### Task to complete
From the listing below, pull out every line where the string "this" appears.
........
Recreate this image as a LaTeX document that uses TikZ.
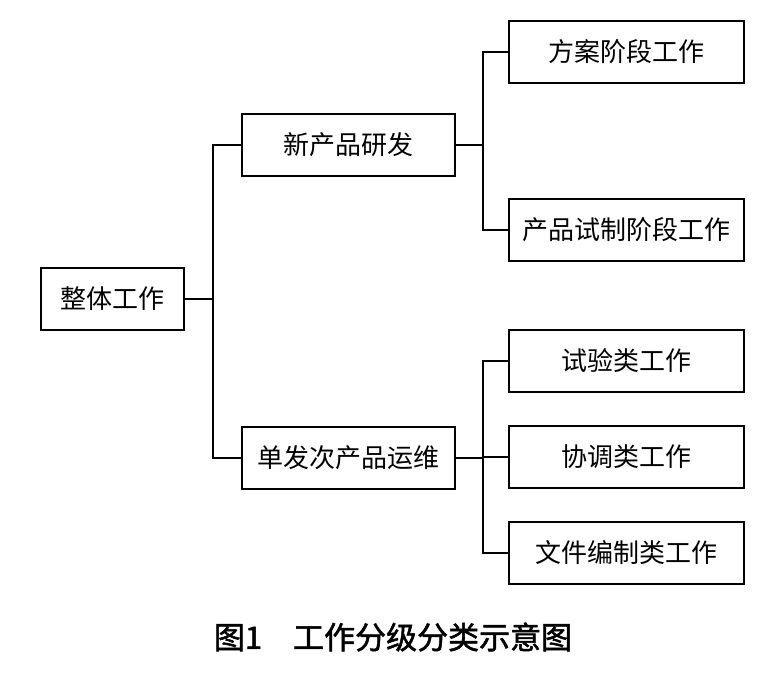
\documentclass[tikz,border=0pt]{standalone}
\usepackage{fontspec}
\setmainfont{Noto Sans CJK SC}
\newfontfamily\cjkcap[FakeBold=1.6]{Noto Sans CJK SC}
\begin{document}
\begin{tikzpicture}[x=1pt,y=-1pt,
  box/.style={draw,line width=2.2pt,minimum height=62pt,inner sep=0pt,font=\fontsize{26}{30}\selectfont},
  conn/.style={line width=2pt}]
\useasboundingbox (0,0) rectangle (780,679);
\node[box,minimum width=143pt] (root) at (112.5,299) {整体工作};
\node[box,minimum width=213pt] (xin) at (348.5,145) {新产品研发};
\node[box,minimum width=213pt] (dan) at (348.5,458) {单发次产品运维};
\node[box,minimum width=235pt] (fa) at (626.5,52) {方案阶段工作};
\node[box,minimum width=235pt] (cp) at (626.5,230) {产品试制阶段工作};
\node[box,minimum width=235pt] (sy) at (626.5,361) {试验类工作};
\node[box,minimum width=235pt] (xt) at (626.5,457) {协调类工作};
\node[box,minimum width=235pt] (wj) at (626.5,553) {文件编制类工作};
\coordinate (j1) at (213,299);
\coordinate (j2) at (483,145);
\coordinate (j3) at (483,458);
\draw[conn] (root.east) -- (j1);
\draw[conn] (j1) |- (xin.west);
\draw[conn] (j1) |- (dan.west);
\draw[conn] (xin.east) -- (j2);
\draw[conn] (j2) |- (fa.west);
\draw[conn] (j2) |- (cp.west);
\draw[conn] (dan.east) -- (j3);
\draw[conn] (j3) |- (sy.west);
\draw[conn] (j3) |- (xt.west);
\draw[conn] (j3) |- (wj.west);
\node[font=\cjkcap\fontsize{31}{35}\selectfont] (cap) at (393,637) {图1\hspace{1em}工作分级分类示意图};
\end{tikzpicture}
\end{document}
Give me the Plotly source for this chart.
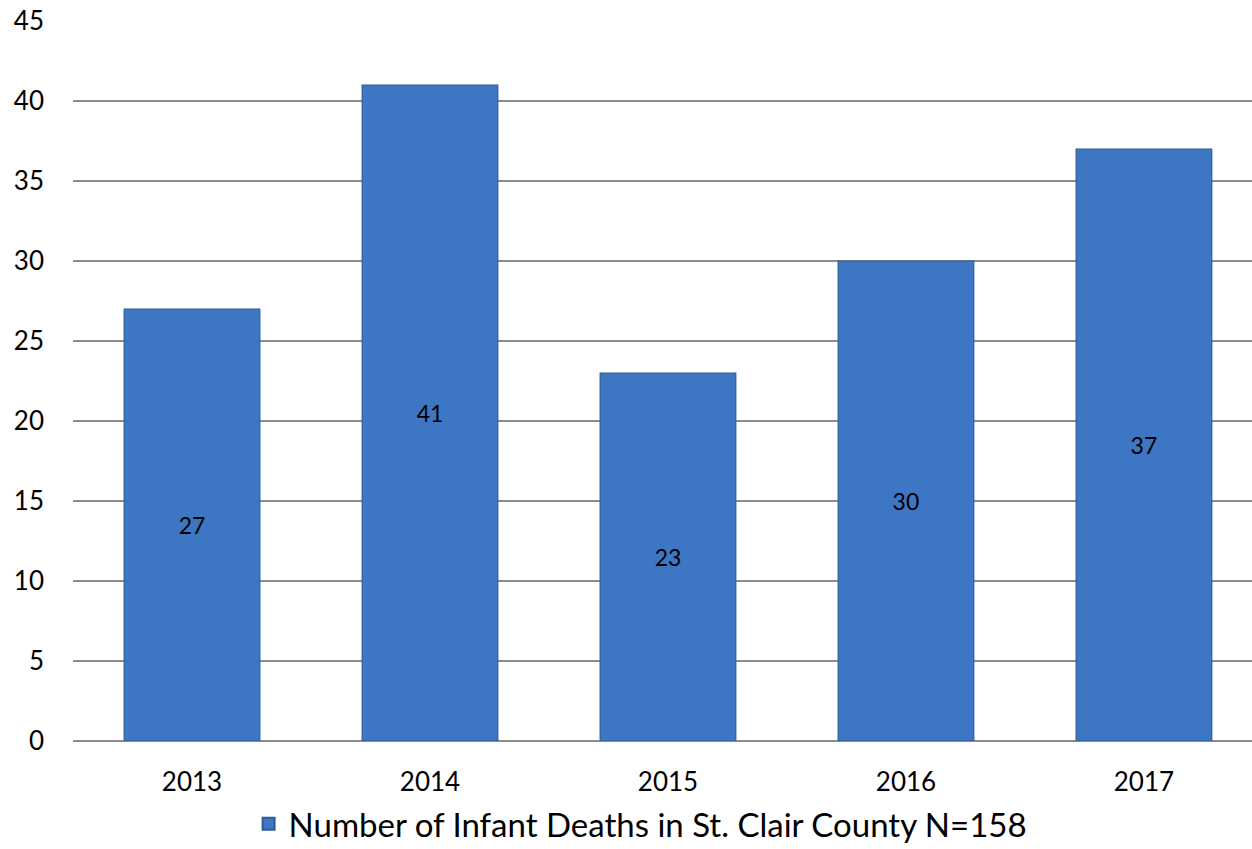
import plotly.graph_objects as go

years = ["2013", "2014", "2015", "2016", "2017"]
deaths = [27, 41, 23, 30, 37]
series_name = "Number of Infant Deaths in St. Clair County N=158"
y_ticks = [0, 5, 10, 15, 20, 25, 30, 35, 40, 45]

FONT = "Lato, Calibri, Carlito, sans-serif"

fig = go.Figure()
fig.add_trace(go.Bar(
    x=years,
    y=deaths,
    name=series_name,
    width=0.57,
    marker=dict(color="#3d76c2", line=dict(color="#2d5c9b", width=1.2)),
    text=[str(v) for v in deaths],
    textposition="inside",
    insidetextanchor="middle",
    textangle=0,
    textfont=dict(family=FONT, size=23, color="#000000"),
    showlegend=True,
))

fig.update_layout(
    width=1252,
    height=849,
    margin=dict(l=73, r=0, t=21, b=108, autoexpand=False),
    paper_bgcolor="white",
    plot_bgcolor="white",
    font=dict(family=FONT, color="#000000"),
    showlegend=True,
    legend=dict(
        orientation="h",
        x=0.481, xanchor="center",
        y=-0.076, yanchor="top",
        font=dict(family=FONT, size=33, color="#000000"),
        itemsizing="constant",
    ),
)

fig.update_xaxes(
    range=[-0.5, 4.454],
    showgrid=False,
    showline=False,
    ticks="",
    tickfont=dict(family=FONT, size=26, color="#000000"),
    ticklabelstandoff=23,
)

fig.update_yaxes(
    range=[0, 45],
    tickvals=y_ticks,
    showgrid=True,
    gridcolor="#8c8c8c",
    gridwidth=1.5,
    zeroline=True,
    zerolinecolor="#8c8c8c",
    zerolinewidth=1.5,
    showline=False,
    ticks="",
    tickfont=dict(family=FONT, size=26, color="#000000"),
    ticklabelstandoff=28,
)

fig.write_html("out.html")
........
### Response to the exercise
Recreate this image as a LaTeX document that uses TikZ.
Give me the Plotly source for this chart.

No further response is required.